Reputation: 1500
I am trying to write a simple Spark code in Scala.
Here I am getting a DStream. I am successfully able to print this DStream. But when I am trying to do any kind of "foreach" ,"foreachRDD" or "transform" function on this DStream then during execution of my program my console is just getting freeze. Here I am not getting any error but the console is just becoming non-responsive until I manually terminate eclipse console operation. I am attaching the the code here. Kindly tell me what am I doing wrong.
My main objective is to apply RDD operations on DStream and in order to do it as per my knowledge I need to convert my DStream into RDD by using "foreach" ,"foreachRDD" or "transform" function.
I have already achieved same by using Java. But in scala I am having this problem.
Is anybody else facing the same issue? If not then kindly help me out. Thanks
I am Writing a sample code here
object KafkaStreaming {
def main(args: Array[String]) {
if (args.length < 4) {
System.err.println("Usage: KafkaWordCount <zkQuorum> <group> <topics> <numThreads>")
System.exit(1)
}
val Array(zkQuorum, group, topics, numThreads) = args
val ssc = new StreamingContext("local", "KafkaWordCount", Seconds(2))
val topicpMap = topics.split(",").map((_,numThreads.toInt)).toMap
val lines = KafkaUtils.createStream(ssc, zkQuorum, group, topicpMap).map(_._2)
val splitLines:DStream[String] = lines.flatMap(_.split("\n"))
val pairAlarm = splitLines.map(
x=>{
//Some Code
val alarmPair = new Tuple2(key, value)
alarmPair
}
)
//pairAlarm.print
pairAlarm.foreachRDD(x=>{
println("1 : "+x.first)
x.collect // When the execution reaching this part its getting freeze
println("2: "+x.first)
})
ssc.start()
ssc.awaitTermination()
}
}
Upvotes: 0
Views: 1494
Reputation: 23881
I don't know if this is your problem, but I had a similar one.
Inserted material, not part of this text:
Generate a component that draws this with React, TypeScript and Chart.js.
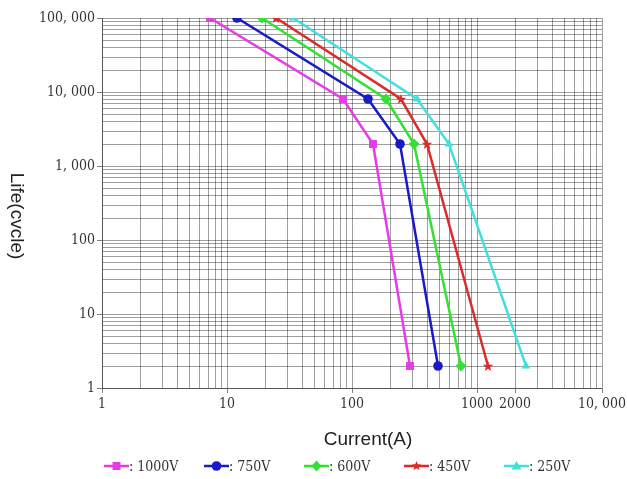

My program just stopped printing after several iterations. No exceptions etc. just stops printing after 5-6 prints.
Changing this:
val ssc = new StreamingContext("local", "KafkaWordCount", Seconds(2))
to this:
val ssc = new StreamingContext("local[2]", "KafkaWordCount", Seconds(2))
solved the problem. Spark requires at least 2 threads to run and the documentation examples are misleading as they use just local
as well.
Hope this helps!
Upvotes: 3